Sylvia Vasquez on the stand.
Paul Wellman

Prosecuting attorney Joyce Dudley (pictured above with the defendant on the stand) delivered one of the more sizzling and searing closing arguments of her lengthy legal career, castigating defendant Sylvia Vasquez as a cruelly narcissistic child abuser and “one of the worst kind of liars there is.”

Vasquez had pled no contest to four charges of child abuse involving the treatment of her four adopted children, and her attorney Robert Sanger was hoping to persuade Judge Frank Ochoa that the counts should be reduced from felonies to misdemeanors. Where Dudley was all heat, seeking to inflame the judge – appealing at times to his own paternal instincts – Sanger sought to cool things down. To do so, he presented a woman who had gotten in way over her head in the care and treatment of four very difficult children. Yes, she did wrong, Sanger argued, but she loved her children, and she didn’t want to abandon them the way they’d been abandoned before.

The closing arguments capped the end of a very long and very bitter trial, during which the judge repeatedly admonished both attorneys to stop their bickering.

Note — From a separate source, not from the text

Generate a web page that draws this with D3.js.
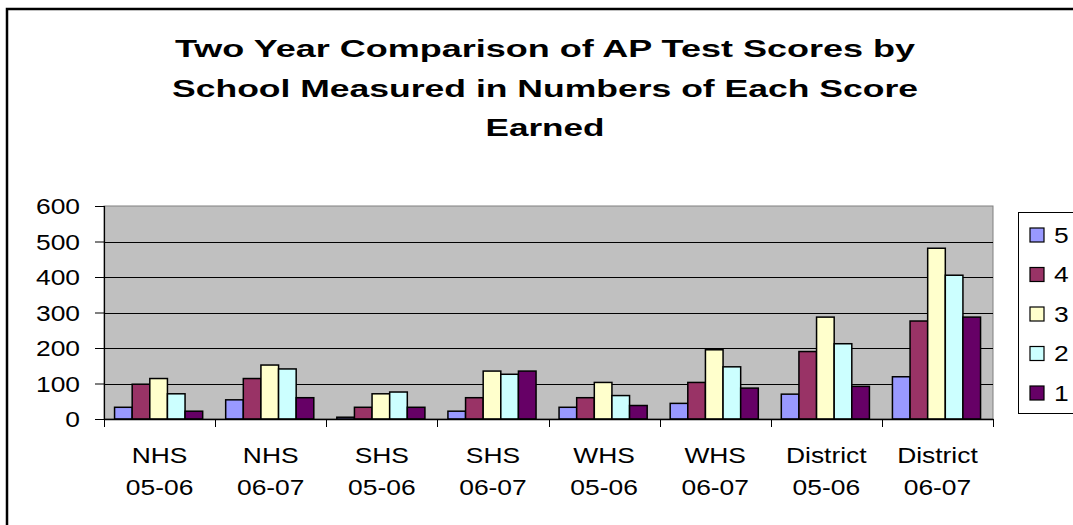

Where Sanger was general in his plea for mercy, Dudley peppered the judge with specific details designed to offend his sensibilities. She described how Vasquez had kept two of her adopted children locked up in cages, how plastic buckets were placed in their rooms for urination and defecation, how they were underfed, malnourished, and “underloved.” She reminded Ochoa how Vasquez had burned one of her adopted daughters with a match, inflicted bruises by pinching her, and made her sleep on the floor “with rats” where the girl sustained flea bites. Even the one adopted girl who was Vasquez’s favorite was abused, Dudley charged. In this case, the girl was given injections of a drug designed to delay puberty and was the focus of 71 nude and semi-nude photographs that Dudley characterized as “child pornography.”

While Dudley clearly had the last word on Friday, Sanger and Vasquez have already won the key legal battle. Early on, Judge Ochoa ruled that Vasquez would not be sent to state prison and would serve no more than one year in county jail. Dudley noted that the maximum time Vasquez could have served was 10 years. While Sanger argued that Vasquez’s crimes should be regarded as misdemeanors, Dudley asked Ochoa to put the defendant back in jail immediately to serve out the remainder of her sentence.

In addition, Dudley asked the Judge to amend his initial deal to give Vasquez a 10-year sentence. Were Ochoa to do so, that would mean Vasquez would be on probation for 10 years, and any violation could send her to state prison. In addition, Dudley asked Ochoa to rule that Vasquez could not be allowed in the presence of any child – and certainly not her own – without court approved supervision.

The soonest Ochoa indicated he might rule is next Friday afternoon.